Ik schat in dat de rechter een verklaring van recht dat de ontvanger een product als om niet mag behouden niet snel zal toewijzen. De ontvanger zal daarvoor feiten moeten stellen waaruit volgt dat hij mocht aannemen dat de toezending is geschied ten einde hem tot een koop te bewegen. Daarvoor zal onvoldoende zijn dat de zendingen is verzonden nadat de koop is herroepen. In het geval van deze motorhelmshop zie ik een beroep op dit artikel wel slagen. Eerst vragen ze wat ze moeten doen om je de koop niet te laten annuleren en daarna sturen ze het product alsnog op.
.
Ik ben genegen om te denken dat artikel 7:10 lid 4 tweede volzin BW niet van toepassing is, maar ook als het wel van toepassing is: de bepaling is dat de koper voor behoud moet zorgen. Aan deze bepaling wordt voldaan op het moment dat je de helm in de kelder legt. Schade die ontstaat aan de remmen en airco als gevolg van lang stilstaan komen niet voor rekening van de consument, omdat een consument niet behoeft te weten dat een auto niet mag stilstaan (ECLI:NL:RBARN:2008:BG6968, r.o. 4.4). De bepaling staat er aan de verkoop na ontbinding in de weg (ECLI:NL:GHARL:2018:8130, r.o. 4.9). Ik ben genegen om het beroep op het herroepingsrecht na de verkoop als misbruik van recht te kwalificeren, omdat je weet dat op voorhand weet dat je misschien de koop wilt herroepen en op na hand weet dat de verkoop en herroeping niet met elkaar in overstemming zijn, met als gevolg dat je geen beroep kunt doen op het recht van herroeping.
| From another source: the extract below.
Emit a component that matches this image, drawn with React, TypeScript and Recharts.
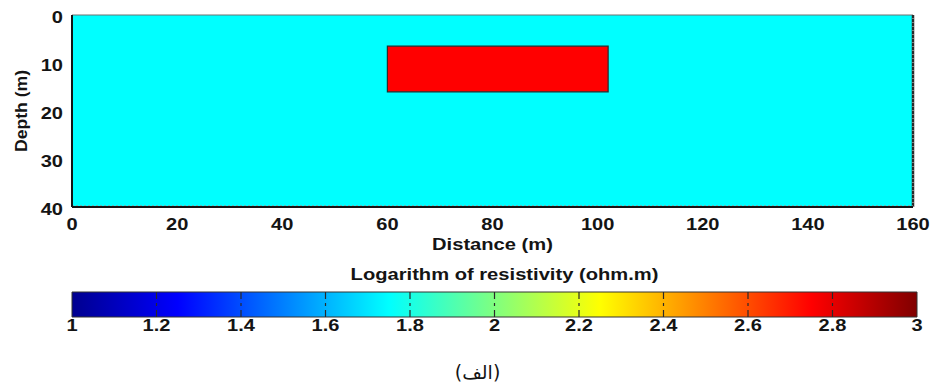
import React from 'react';
import { ComposedChart, XAxis, YAxis, ReferenceArea, ReferenceLine, Label } from 'recharts';

// Synthetic resistivity model: homogeneous half-space with one rectangular block
const distanceTicks = [0, 20, 40, 60, 80, 100, 120, 140, 160];
const depthTicks = [0, 10, 20, 30, 40];
const modelDistance = [0, 160];
const modelDepth = [0, 40];
const backgroundLogRho = 1.75;
const blockDistance = [60, 102];
const blockDepth = [6.5, 16];
const blockLogRho = 2.75;

// Colour scale (log10 resistivity)
const logRhoRange = [1, 3];
const colorTicks = [1, 1.2, 1.4, 1.6, 1.8, 2, 2.2, 2.4, 2.6, 2.8, 3];
const jetStops: [number, string][] = [
  [0, '#00008F'],
  [0.125, '#0000FF'],
  [0.375, '#00FFFF'],
  [0.625, '#FFFF00'],
  [0.875, '#FF0000'],
  [1, '#800000'],
];

const FONT = '"Liberation Sans", Arial, sans-serif';
const INK = '#141414';

function hexToRgb(h: string) {
  return [1, 3, 5].map((i) => parseInt(h.slice(i, i + 2), 16));
}

function jet(value: number) {
  const t = Math.min(1, Math.max(0, (value - logRhoRange[0]) / (logRhoRange[1] - logRhoRange[0])));
  for (let i = 1; i < jetStops.length; i++) {
    const [t1, c1] = jetStops[i];
    const [t0, c0] = jetStops[i - 1];
    if (t <= t1) {
      const f = (t - t0) / (t1 - t0);
      const a = hexToRgb(c0);
      const b = hexToRgb(c1);
      const rgb = a.map((v, k) => Math.round(v + (b[k] - v) * f));
      return `rgb(${rgb.join(',')})`;
    }
  }
  return jetStops[jetStops.length - 1][1];
}

function Stretched({ x, y, text, anchor = 'middle', size = 17, sx = 1.18, rotate = 0, weight = 700, family = FONT }: any) {
  const tf = rotate ? `translate(${x},${y}) rotate(${rotate}) scale(${sx},1)` : `translate(${x},${y}) scale(${sx},1)`;
  return (
    <text transform={tf} textAnchor={anchor} fontFamily={family} fontSize={size} fontWeight={weight} fill={INK}>
      {text}
    </text>
  );
}

const DistanceTick = (p: any) => <Stretched x={p.x} y={p.y + 23} text={String(p.payload.value)} />;
const DepthTick = (p: any) => <Stretched x={p.x - 9} y={p.y + 8} anchor="end" text={String(p.payload.value)} />;
const ColorTick = (p: any) => <Stretched x={p.x} y={p.y + 14} text={String(p.payload.value)} />;

const DistanceTitle = (p: any) => {
  const vb = p.viewBox;
  return <Stretched x={vb.x + vb.width / 2} y={vb.y + 43} text="Distance (m)" size={16} sx={1.26} />;
};

const DepthTitle = (p: any) => {
  const vb = p.viewBox;
  return <Stretched x={27} y={vb.y + vb.height / 2} text="Depth (m)" size={16} sx={1.1} rotate={-90} />;
};

const ColorbarTitles = (p: any) => {
  const vb = p.viewBox;
  return (
    <g>
      <Stretched x={vb.x + vb.width / 2 + 10} y={vb.y - 37} text="Logarithm of resistivity (ohm.m)" size={16} sx={1.26} />
      <text x={vb.x + vb.width / 2 - 17} y={vb.y + 62} textAnchor="middle" fontFamily='"DejaVu Sans", sans-serif' fontSize={19} fill={INK}>
        (الف)
      </text>
    </g>
  );
};

export default function App() {
  const innerColorTicks = colorTicks.slice(1, -1);
  return (
    <div style={{ position: 'absolute', left: 0, top: 0, width: 932, height: 389, background: '#fff', overflow: 'hidden' }}>
      <div style={{ position: 'absolute', left: 0, top: 0 }}>
        <ComposedChart width={932} height={262} data={[]} margin={{ top: 15, right: 19, bottom: 25, left: 12 }}>
          <XAxis
            type="number"
            dataKey="x"
            domain={modelDistance}
            ticks={distanceTicks}
            allowDataOverflow
            height={30}
            tickSize={0}
            tickMargin={0}
            tickLine={false}
            axisLine={{ stroke: INK, strokeWidth: 2 }}
            tick={DistanceTick}
          >
            <Label content={DistanceTitle} />
          </XAxis>
          <YAxis
            type="number"
            dataKey="y"
            reversed
            domain={modelDepth}
            ticks={depthTicks}
            allowDataOverflow
            width={60}
            tickSize={0}
            tickMargin={0}
            tickLine={false}
            axisLine={{ stroke: INK, strokeWidth: 2 }}
            tick={DepthTick}
          >
            <Label content={DepthTitle} />
          </YAxis>
          <ReferenceArea
            x1={modelDistance[0]}
            x2={modelDistance[1]}
            y1={modelDepth[0]}
            y2={modelDepth[1]}
            fill={jet(backgroundLogRho)}
            fillOpacity={1}
            stroke="none"
          />
          <ReferenceArea
            x1={blockDistance[0]}
            x2={blockDistance[1]}
            y1={blockDepth[0]}
            y2={blockDepth[1]}
            fill={jet(blockLogRho)}
            fillOpacity={1}
            stroke="#2a2a2a"
            strokeWidth={1.2}
          />
          <ReferenceLine y={modelDepth[0]} stroke="#707070" strokeWidth={1} />
          <ReferenceLine x={modelDistance[1]} stroke="#2a2a2a" strokeWidth={2.5} />
          <ReferenceLine x={modelDistance[1]} stroke="#d8d8d8" strokeWidth={1} strokeDasharray="1 3" />
          <ReferenceLine y={39.75} stroke="#9a9a9a" strokeWidth={1} strokeDasharray="2 2" />
        </ComposedChart>
      </div>
      <div style={{ position: 'absolute', left: 0, top: 255 }}>
        <ComposedChart width={932} height={134} data={[]} margin={{ top: 37, right: 15, bottom: 42, left: 72 }}>
          <defs>
            <linearGradient id="jetScale" x1="0" y1="0" x2="1" y2="0">
              {jetStops.map(([o, c]) => (
                <stop key={o} offset={o} stopColor={c} />
              ))}
            </linearGradient>
          </defs>
          <XAxis
            type="number"
            dataKey="v"
            domain={logRhoRange}
            ticks={colorTicks}
            allowDataOverflow
            height={30}
            tickSize={0}
            tickMargin={0}
            tickLine={false}
            axisLine={false}
            tick={ColorTick}
          >
            <Label content={ColorbarTitles} />
          </XAxis>
          <YAxis type="number" dataKey="w" domain={[0, 1]} allowDataOverflow hide />
          <ReferenceArea
            x1={logRhoRange[0]}
            x2={logRhoRange[1]}
            y1={0}
            y2={1}
            fill="url(#jetScale)"
            fillOpacity={1}
            stroke="#333"
            strokeWidth={1}
          />
          {innerColorTicks.map((t) => (
            <ReferenceLine key={t} x={t} stroke="#2a2a2a" strokeWidth={1.2} strokeDasharray="7 4 3 4 7" />
          ))}
        </ComposedChart>
      </div>
    </div>
  );
}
In dit geval is de koop herroepen voor dat het pakket terpostbezorging is aangeboden en dus zijn er geen reeds nagekomen verbintenissen waarvan de prestatie ongedaan gemaakt moet worden (art. 6:271 BW). Je komt hier dan uit op de onverschuldigde betaling (art. 6:203 BW), wat een haalschuld oplevert (art. 6:41 BW). Met het oog op de discussie van gisteren nog het volgende.
De Hoge Raad is terughoudend bij het toepassen van de beperkende werking van de redelijkheid en billijkheid,[1] en staat die alleen in uitzonderlijke gevallen toe.[2] De Hoge Raad benadrukt daarbij het belang van de rechtszekerheid.[3] De Hoge Raad accepteert dan ook geen uitzondering als de feitenrechter een bepaling buiten toepassing laat met de motivatie “in strijd met de redelijkheid en billijkheid” of “niet redelijk” en daarmee voorbij gaat aan de eis van de “onaanvaardbaarheid”.[4]
[1] O.a. HR 9 januari 1998, ECLI:NL:HR:1998:ZC2540, NJ 1998/363, m.nt. A.R. Bloembergen (Kinderdagverblijf Snoopy); HR 25 februari 2000, ECLI:NL:HR:2000:AA4942, NJ 2000/ 471, m.nt. A.R. Bloembergen (FNV/Maas); HR 22 juni 2012, ECLI:NL:HR:2012:BW5695, NJ 2012/396; HR 28 september 2012, ECLI:NL:HR:2012:BW9867, NJ 2012/555. [2] O.a. HR 28 april 2000, ECLI:NL:HR:2000:AA5635, NJ 2000/430, m.nt. A.R. Bloembergen (Van Hese/De Schelde); HR 28 september 2012, ECLI:NL:HR:2012:BW9867, NJ 2012/555; HR 20 september 2013, ECLI:NL:HR:2013:CA3748, NJ 2013/450. [3] O.a. HR 23 oktober 1998, ECLI:NL:HR:1998:ZC2748, NJ 2000/15, m.nt. A.R. Bloembergen; HR 25 juni 1999, ECLI:NL:HR:1999:ZC2934, NJ 2000/16, m.nt. A.R. Bloembergen; HR 28 april 2000, ECLI:NL:HR:2000:AA5635, NJ 2000/430, r.o. 3.3.1 (Van Hese/De Schelde). [4] O.a. HR 9 januari 1998, ECLI:NL:HR:1998:ZC2540, NJ 1998/363, m.nt. A.R. Bloembergen (Kinderdagverblijf Snoopy); HR 25 februari 2000, ECLI:NL:HR:2000:AA4942, NJ 2000/ 471, m.nt. A.R. Bloembergen (FNV/Maas); HR 8 februari 2002, ECLI:NL:HR:2002:AD7381, NJ 2002/284; HR 6 april 2012, ECLI:NL:HR:2012:BV6727, NJ 2012/234 (Tennisvereniging De IJpelaar).